Pour sa part, le gouvernement applaudit une telle décision. « C’est une première étape vers la réforme du système des salaires. Mais comme d’habitude, la population est toujours mécontente. Il fallait viser à garder les compétences, surtout que les opportunités ailleurs sont multiples », dit un responsable du ministère des Finances, sous couvert d’anonymat. « Nous savons ce que nous faisons », poursuit-il. Et d’expliquer par ailleurs que le ministre a fixé au 25 novembre le dernier délai pour recevoir des institutions gouvernementales un rapport précisant le nombre des hauts responsables concernés par le salaire maximum, afin de former une base de données, la première du genre en Egypte. « Nous avons reçu à ce jour les informations concernant 6,5 millions d’employés », dit le responsable. Il se réjouit de la décision du gouvernement de préciser un salaire maximum, en corrélation avec le salaire minimum, car elle fera économiser 2 milliards de L.E. par an au lieu de 1,2 milliard actuellement. « Le salaire maximum précisé auparavant représentait 35 fois le salaire minimum de chaque institution prise individuellement, ce qui faisait un salaire maximum différent d’une institution à l’autre. Maintenant, c’est unifié par rapport au salaire minimum, et cela est plus juste », renchérit le responsable du ministère des Finances.

En ce qui concerne le mécanisme d’application du salaire maximum, Hani Mahmoud, ministre du Développement administratif, chargé par le gouvernement d’élaborer un mécanisme convenable d’application et de surveillance, annonce avoir trouvé un accord pour verser les salaires des fonctionnaires-cadres référencés à leur numéro d’identité nationale « pour assurer une transparence ».

La loi sur le salaire maximum depuis 2011

Depuis la révolution du 25 janvier, les gouvernements successifs ont suggéré 3 modèles de loi sur le salaire maximum. Le 3e, annoncé par le cabinet Beblawy, verra le jour en janvier 2014.
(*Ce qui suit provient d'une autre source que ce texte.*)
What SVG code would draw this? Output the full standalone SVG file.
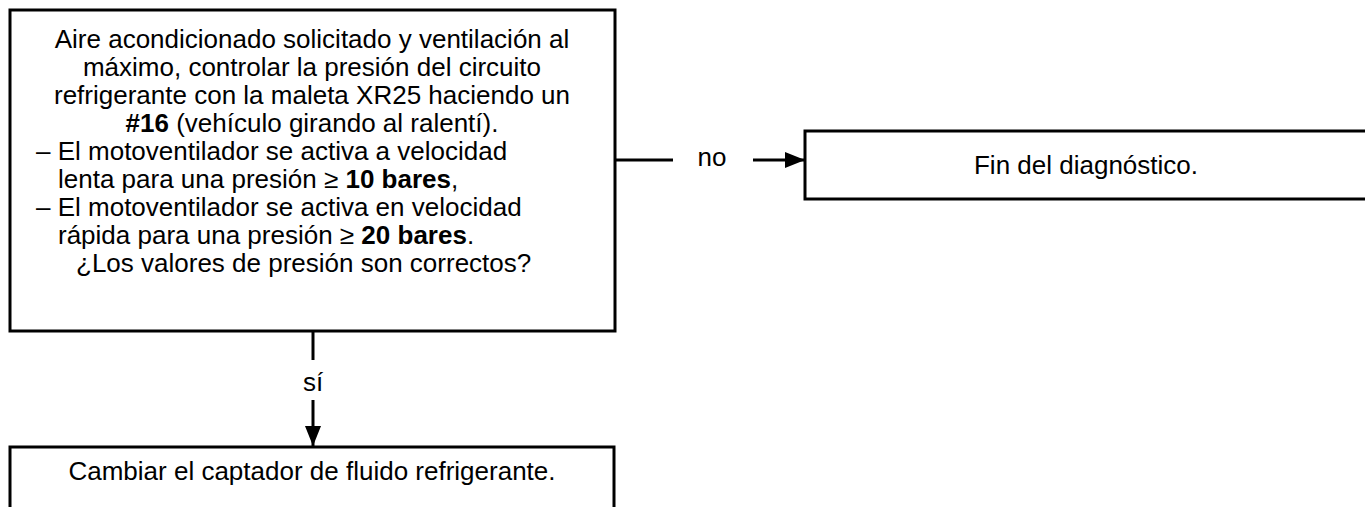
<svg xmlns="http://www.w3.org/2000/svg" width="1365" height="507" viewBox="0 0 1365 507">
<style>
.box{fill:#fff;stroke:#000;stroke-width:3}
.t{font-family:"Liberation Sans",Arial,sans-serif;font-size:26px;fill:#000}
.c{text-anchor:middle}
.b{font-weight:bold}
.ln{stroke:#000;stroke-width:3;fill:none}
</style>
<defs>
<marker id="ah" markerUnits="userSpaceOnUse" markerWidth="20" markerHeight="20" viewBox="0 0 20 20" refX="20" refY="10" orient="auto">
<path d="M0,2 L20,10 L0,18 Z" fill="#000"/>
</marker>
</defs>
<g id="connectors">
<line class="ln" x1="313" y1="331" x2="313" y2="360"/>
<text class="t c" x="313" y="391">sí</text>
<line class="ln" x1="313" y1="400" x2="313" y2="446" marker-end="url(#ah)"/>
<line class="ln" x1="615" y1="160" x2="673" y2="160"/>
<text class="t c" x="712" y="166">no</text>
<line class="ln" x1="753" y1="160" x2="805" y2="160" marker-end="url(#ah)"/>
</g>
<g id="n1">
<rect class="box" x="10" y="10" width="605" height="321"/>
<text class="t c" x="312" y="48">Aire acondicionado solicitado y ventilación al</text>
<text class="t c" x="312" y="76">máximo, controlar la presión del circuito</text>
<text class="t c" x="312" y="104">refrigerante con la maleta XR25 haciendo un</text>
<text class="t c" x="312" y="132"><tspan class="b">#16</tspan> (vehículo girando al ralentí).</text>
<text class="t" x="36" y="160">– El motoventilador se activa a velocidad</text>
<text class="t" x="58" y="188">lenta para una presión ≥ <tspan class="b">10 bares</tspan>,</text>
<text class="t" x="36" y="216">– El motoventilador se activa en velocidad</text>
<text class="t" x="58" y="244">rápida para una presión ≥ <tspan class="b">20 bares</tspan>.</text>
<text class="t" x="76" y="272">¿Los valores de presión son correctos?</text>
</g>
<g id="n2">
<rect class="box" x="805" y="131" width="562" height="68"/>
<text class="t c" x="1086" y="174">Fin del diagnóstico.</text>
</g>
<g id="n3">
<rect class="box" x="10" y="447" width="604" height="80"/>
<text class="t c" x="312" y="480">Cambiar el captador de fluido refrigerante.</text>
</g>
</svg>
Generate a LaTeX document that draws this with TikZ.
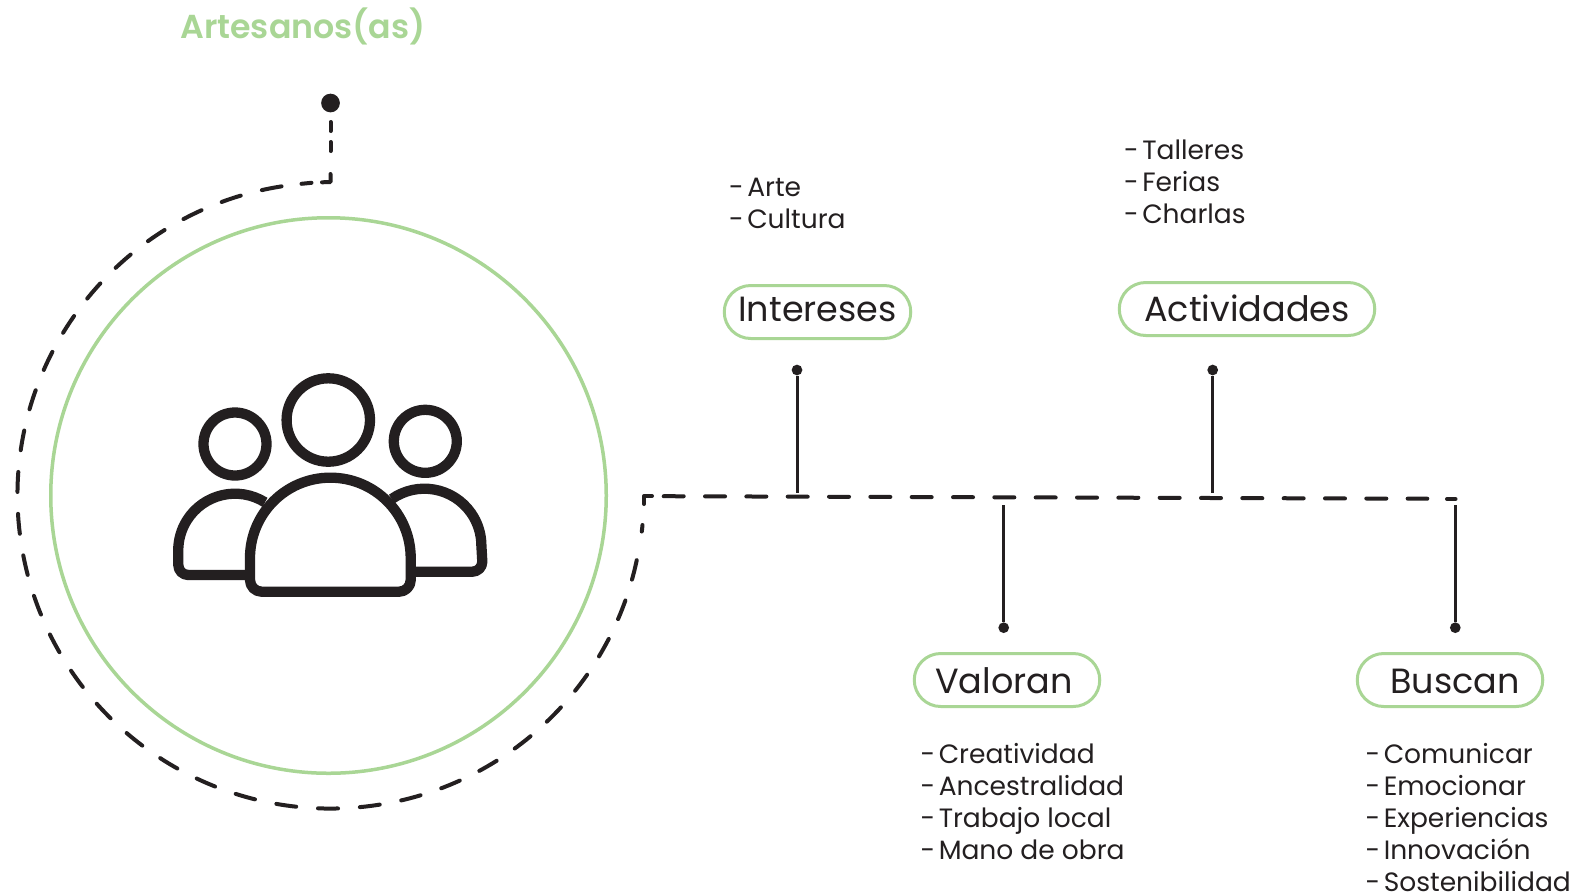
\documentclass[tikz,border=0pt]{standalone}
\usepackage{fontspec}
\setmainfont{Poppins}
\newfontfamily\titlefont{Poppins SemiBold}
\definecolor{leaf}{HTML}{A9D695}
\definecolor{ink}{HTML}{231F20}
\newcommand{\li}{-\hspace{0.13em}}
\tikzset{
  pill/.style={draw=leaf,line width=3pt,rounded corners=26.5pt,minimum height=53pt,inner sep=0pt,text=ink,text depth=0pt,font=\fontsize{35}{35}\selectfont},
  listing/.style={anchor=west,align=left,inner sep=0pt,text=ink,font=\fontsize{26.5}{32}\selectfont},
  dashline/.style={draw=ink,line width=4pt,line cap=round},
  longdash/.style={dashline,dash pattern=on 20pt off 21.33pt},
  stem/.style={draw=ink,line width=3pt},
  dotnode/.style={circle,fill=ink,inner sep=0pt,minimum size=#1},
  icon/.style={draw=ink,line width=10.3pt,line join=round}
}
\begin{document}
\begin{tikzpicture}[x=1pt,y=-1pt]
\useasboundingbox (0,0) rectangle (1581,895);
\fill[white] (0,0) rectangle (1581,895);
\node[text=leaf,inner sep=0pt,font=\titlefont\fontsize{33.2}{33}\selectfont] (title) at (303,26) {Artesanos(as)};
\node[draw=leaf,line width=3.5pt,circle,minimum size=555.5pt,inner sep=0pt] (ring) at (328.5,495.5) {};
% dashed orbit
\node[dotnode=18.7pt] (topdot) at (330.5,103) {};
\coordinate (orbit) at (330.5,495.5);
\coordinate (topcorner) at (330.5,182);
\coordinate (hub) at (644,496);
\coordinate (hubend) at (1427.3,498.7);
\draw[dashline,dash pattern=on 9pt off 11pt] (330.5,122) -- (330.5,151);
\draw[dashline,line join=round] (330.5,174) -- (topcorner) -- (322,182.3);
\draw[dashline] (311.5,182.8) -- (301.5,183.8);
\draw[dashline,dash pattern=on 20pt off 21.9pt] ([shift={(-99:313)}]orbit) arc[start angle=-99,end angle=-349.3,radius=313];
\draw[dashline] (642.5,525) -- (641.8,531.5);
\draw[dashline,line join=round] (644,504) -- (hub) -- (652,496);
\draw[longdash] (663.7,496.2) -- (hubend);
\draw[dashline] (1447,499) -- (1455.5,499);
% icon
\draw[icon] (328.3,420) circle[radius=41.7];
\draw[icon] (235,444) circle[radius=31.5];
\draw[icon] (425.3,441.3) circle[radius=31.5];
\draw[icon] (265,502.3) arc[start angle=-58,end angle=-180,radius=56.7] -- (178.3,565) arc[start angle=180,end angle=90,radius=10] -- (250,575);
\draw[icon] (391.7,499) arc[start angle=-125,end angle=0,radius=57] -- (482.3,561.7) arc[start angle=0,end angle=90,radius=10] -- (410,571.7);
\draw[icon] (250,558) arc[start angle=180,end angle=360,radius=80.35] -- (410.7,580) arc[start angle=0,end angle=90,radius=11.7] -- (261.7,591.7) arc[start angle=90,end angle=180,radius=11.7] -- cycle;
% pills
\node[pill,minimum width=186.5pt,text height=19.4pt] (int) at (817.5,312) {Intereses};
\node[pill,minimum width=255.5pt,text height=25.4pt] (act) at (1247,309) {Actividades};
\node[pill,minimum width=185.5pt,text height=26.4pt] (val) at (1007,680) {\kern-6pt Valoran};
\node[pill,minimum width=185.5pt,text height=26.4pt] (bus) at (1450,680) {\kern10pt Buscan};
% stems
\node[dotnode=10.7pt] (d1) at (797,370) {};
\node[dotnode=10.7pt] (d2) at (1212.7,370) {};
\node[dotnode=10.7pt] (d3) at (1003.7,627.7) {};
\node[dotnode=10.7pt] (d4) at (1455.3,627.7) {};
\coordinate (j1) at (797,493);
\coordinate (j2) at (1212.7,493);
\coordinate (j3) at (1003.7,505);
\coordinate (j4) at (1455.3,505);
\draw[stem] (d1) -- (j1);
\draw[stem] (d2) -- (j2);
\draw[stem] (d3) -- (j3);
\draw[stem] (d4) -- (j4);
% lists
\node[listing] (l1) at (729,203) {\li Arte\\\li Cultura};
\node[listing] (l2) at (1124,182) {\li Talleres\\\li Ferias\\\li Charlas};
\node[listing] (l3) at (920.5,801.8) {\li Creatividad\\\li Ancestralidad\\\li Trabajo local\\\li Mano de obra};
\node[listing] (l4) at (1365.5,817.8) {\li Comunicar\\\li Emocionar\\\li Experiencias\\\li Innovación\\\li Sostenibilidad};
\end{tikzpicture}
\end{document}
Les 3 modèles sont les suivants :

1- Le Conseil militaire, au cours de la période de transition qui suit la révolution de janvier 2011, promulgue une loi édictant un salaire maximum de 35 fois supérieur au salaire minimum, primes incluses. Chaque institution précise ses exceptions.

2- Le Conseil consultatif (Sénat) sous le président Morsi présente un autre modèle plus flexible. Le salaire maximum représente 35 fois le salaire minimum, et chaque institution précise ses exceptions. Toutefois, les banques, l’armée, la police, les juges, le secteur pétrolier, l’Organisme du Canal de Suez, Arab Contractors et enfin les entreprises du secteur des affaires publiques sont exclus de ce texte.

3- Le dernier modèle présenté par le cabinet Beblawy, applique le 2e modèle. Avec une différence : le salaire maximum est fixé à 42 000 L.E., quel que soit le salaire minimum.